IL RETROSCENA. Il presidente della Camera dopo il nuovo attacco di Feltri. "Così il partito muore". In arrivo la lettera dei 50 dissidenti. Stavolta Silvio non si è dissociato pubblicamente: "Non potevo, sarei stato ridicolo"

Gianfranco Fini


ROMA - "È una minaccia in stile mafioso". Su tutte le furie per l'articolo di Vittorio Feltri, il presidente della Camera ha scelto di non replicare al Giornale, ma di far arrivare ugualmente chiaro e forte il suo pensiero ai vari ambasciatori del Cavaliere che hanno provato a parlarci.

Raccontano infatti che Berlusconi abbia mandato avanti, oltre a Gianni Letta, anche altri pontieri come Fabrizio Cicchitto e Gaetano Quagliariello per tentare di abbassare la temperatura dentro al Pdl. "Io non c'entro nulla con quello che ha scritto Feltri", è il messaggio del premier recapitato dalle colombe (tra cui anche La Russa e Gasparri) sul davanzale di Fini, "ma non potevo dissociarmi in pubblico per l'ennesima volta, sarebbe stato ridicolo". Poco persuaso dalla giustificazione del presidente del Consiglio, Fini per ora ha lasciato cadere l'ipotesi di un incontro in settimana con Berlusconi. E il Secolo d'Italia, la centrale finiana guidata da Flavia Perina, oggi apre condannando la "strategia dell'infamia" e, in un editoriale, bolla appunto come "messaggi mafiosi" quelli di Feltri. Non proprio il clima ideale per un riavvicinamento.

C'è poi la questione della lettera al premier annunciata ieri da Italo Bocchino. Un documento per contarsi e smentire l'immagine di un Fini isolato nel suo stesso partito. E per dire che la Lega ha troppo peso nelle scelte di governo. Nessun mistero che un'iniziativa del genere sancirebbe di fatto la nascita di una corrente, preludio forse di quella scissione che alcuni, tra i finiani, agitano come una minaccia concreta. Sarà per questo che l'autore della lettera spiega che "non c'è fretta, raccoglieremo le firme nei prossimi giorni.
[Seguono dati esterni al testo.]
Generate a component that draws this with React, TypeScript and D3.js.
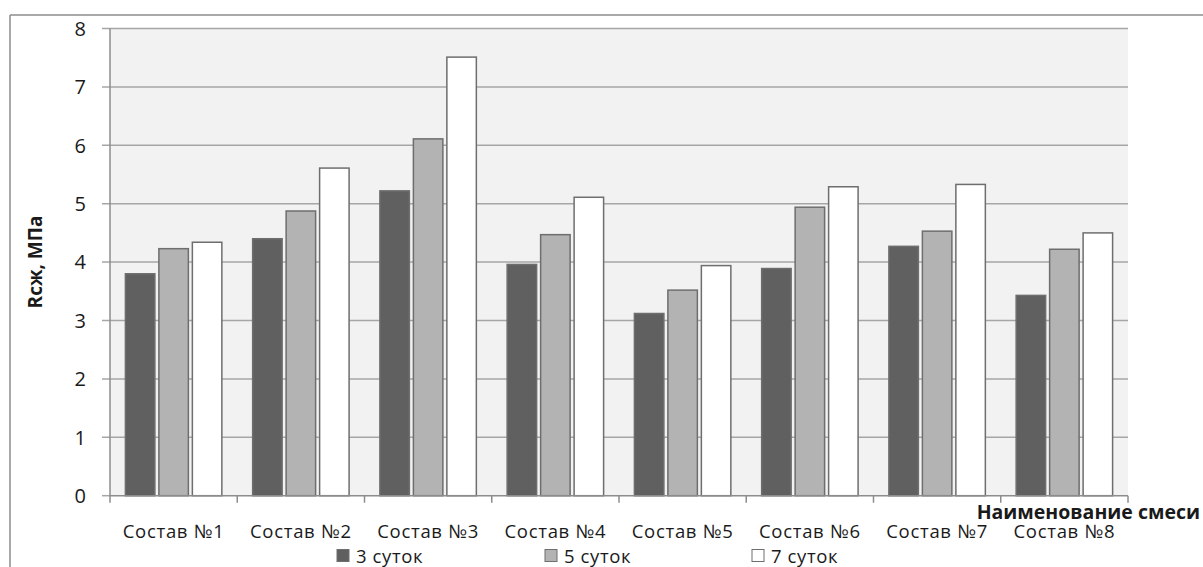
import React from "react";
import * as d3 from "d3";

const categories = ["Состав №1", "Состав №2", "Состав №3", "Состав №4", "Состав №5", "Состав №6", "Состав №7", "Состав №8"];
const seriesNames = ["3 суток", "5 суток", "7 суток"];
const days3 = [3.8, 4.4, 5.22, 3.96, 3.12, 3.89, 4.27, 3.43];
const days5 = [4.23, 4.875, 6.11, 4.47, 3.52, 4.94, 4.53, 4.22];
const days7 = [4.34, 5.61, 7.51, 5.11, 3.94, 5.29, 5.33, 4.5];
const yTicks = [0, 1, 2, 3, 4, 5, 6, 7, 8];
const colors = ["#606060", "#b3b3b3", "#ffffff"];

const W = 1203;
const H = 567;
const left = 110;
const right = 1128;
const top = 28.5;
const bottom = 495.7;
const FONT = "'Open Sans', sans-serif";

export default function App() {
  const series = [days3, days5, days7];
  const x0 = d3.scaleBand<string>().domain(categories).range([left, right]).padding(0);
  const bw = x0.bandwidth();
  const pad = 15.4;
  const x1 = d3
    .scaleBand<string>()
    .domain(seriesNames)
    .range([pad, bw - pad])
    .paddingInner(4 / 33.5)
    .paddingOuter(0);
  const y = d3.scaleLinear().domain([0, 8]).range([bottom, top]);

  const legendX = [337, 545, 752];

  return (
    <svg
      width={W}
      height={H}
      style={{ position: "fixed", left: 0, top: 0, background: "#fff" }}
      fontFamily={FONT}
    >
      <rect x={0} y={0} width={W} height={H} fill="#fff" />
      {/* outer chart border (cropped) */}
      <line x1={10} y1={15} x2={W} y2={15} stroke="#8c8c8c" strokeWidth={1.5} />
      <line x1={10} y1={15} x2={10} y2={H} stroke="#8c8c8c" strokeWidth={1.5} />

      {/* plot background */}
      <rect x={left} y={top} width={right - left} height={bottom - top} fill="#f2f2f2" />

      {/* grid lines */}
      {yTicks.map((t) => (
        <line
          key={"g" + t}
          x1={left - 8}
          x2={t === 0 ? left : right}
          y1={y(t)}
          y2={y(t)}
          stroke="#a6a6a6"
          strokeWidth={1.5}
        />
      ))}

      {/* bars */}
      {categories.map((c, i) => (
        <g key={c} transform={`translate(${x0(c)},0)`}>
          {seriesNames.map((s, j) => (
            <rect
              key={s}
              x={x1(s)}
              y={y(series[j][i])}
              width={x1.bandwidth()}
              height={bottom - y(series[j][i])}
              fill={colors[j]}
              stroke="#6e6e6e"
              strokeWidth={1.5}
            />
          ))}
        </g>
      ))}

      {/* axes */}
      <line x1={left} y1={top} x2={left} y2={bottom} stroke="#8c8c8c" strokeWidth={1.5} />
      <line x1={left} y1={bottom} x2={right} y2={bottom} stroke="#8c8c8c" strokeWidth={1.5} />
      {d3.range(categories.length + 1).map((k) => {
        const xx = left + k * bw;
        return <line key={"xt" + k} x1={xx} x2={xx} y1={bottom} y2={bottom + 7} stroke="#8c8c8c" strokeWidth={1.5} />;
      })}

      {/* y tick labels */}
      {yTicks.map((t) => (
        <text key={"yl" + t} x={86} y={y(t)} dy="0.36em" textAnchor="end" fontSize={20} fill="#1a1a1a">
          {t}
        </text>
      ))}

      {/* x tick labels */}
      {categories.map((c) => (
        <text
          key={"xl" + c}
          x={(x0(c) as number) + bw / 2}
          y={537.5}
          textAnchor="middle"
          fontSize={18.5}
          letterSpacing={0.7}
          fill="#1a1a1a"
        >
          {c}
        </text>
      ))}

      {/* axis titles */}
      <text
        transform={`translate(42,262) rotate(-90)`}
        textAnchor="middle"
        fontSize={19}
        fontWeight="bold"
        fill="#1a1a1a"
      >
        Rсж, МПа
      </text>
      <text x={1200} y={519} textAnchor="end" fontSize={19.5} fontWeight="bold" fill="#1a1a1a">
        Наименование смеси
      </text>

      {/* legend */}
      {seriesNames.map((s, j) => (
        <g key={"lg" + s} transform={`translate(${legendX[j]},549.5)`}>
          <rect x={0} y={0} width={12} height={12} fill={colors[j]} stroke="#6e6e6e" strokeWidth={1} />
          <text x={19} y={13} fontSize={18.5} letterSpacing={0.6} fill="#1a1a1a">
            {s}
          </text>
        </g>
      ))}
    </svg>
  );
}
E vediamo quale clima ci sarà fra i due nelle prossime 48 ore". Insomma, la pistola resta sul tavolo. "Anche perché - spiega un altro finiano coinvolto nell'iniziativa - i 50 deputati che la firmeranno avranno un significato politico preciso: far capire a Berlusconi che non ha la maggioranza senza di noi e non può andare da Napolitano a pretendere le elezioni anticipate in caso di crisi".

Insomma, al momento i due generali si fronteggiano in attesa di segnali. Uno di questi potrebbe essere il via libera di Berlusconi alla candidatura di Renata Polverini nel Lazio, caldeggiata da Fini. Oltre naturalmente alla convocazione della direzione e dell'ufficio di presidenza del Pdl. E tuttavia la vera questione resta quella del peso del Carroccio. Come Fini ha ribadito ieri con quanti lo hanno cercato, "ormai sembra che il Pdl sia un partito del 15 e la Lega del 40 per cento. Berlusconi non capisce che così il Pdl muore".

Se Fini è arrabbiato perché "di fronte a chi solleva delle questioni politiche si risponde con il fango e le minacce", di certo nemmeno Berlusconi, nonostante l'opera dei pontieri, smania per riavvicinarsi al presidente della Camera. Lo descrivono piuttosto come "impegnato in altre cose più concrete", come la consegna delle case ai terremotati d'Abruzzo, "lontano da questa politica che non interessa affatto ai cittadini". E tuttavia anche ad Arcore arrivano i rumors sulle grandi manovre in corso per far cadere il governo. Con una data fissata, quelle delle regionali di marzo. Come scriverà oggi Quagliariello su l'Occidentale, "si avverte nostalgia per le formule alchimistiche. Per i disarcionamenti violenti di chi sta in sella "solo" per volere degli elettori".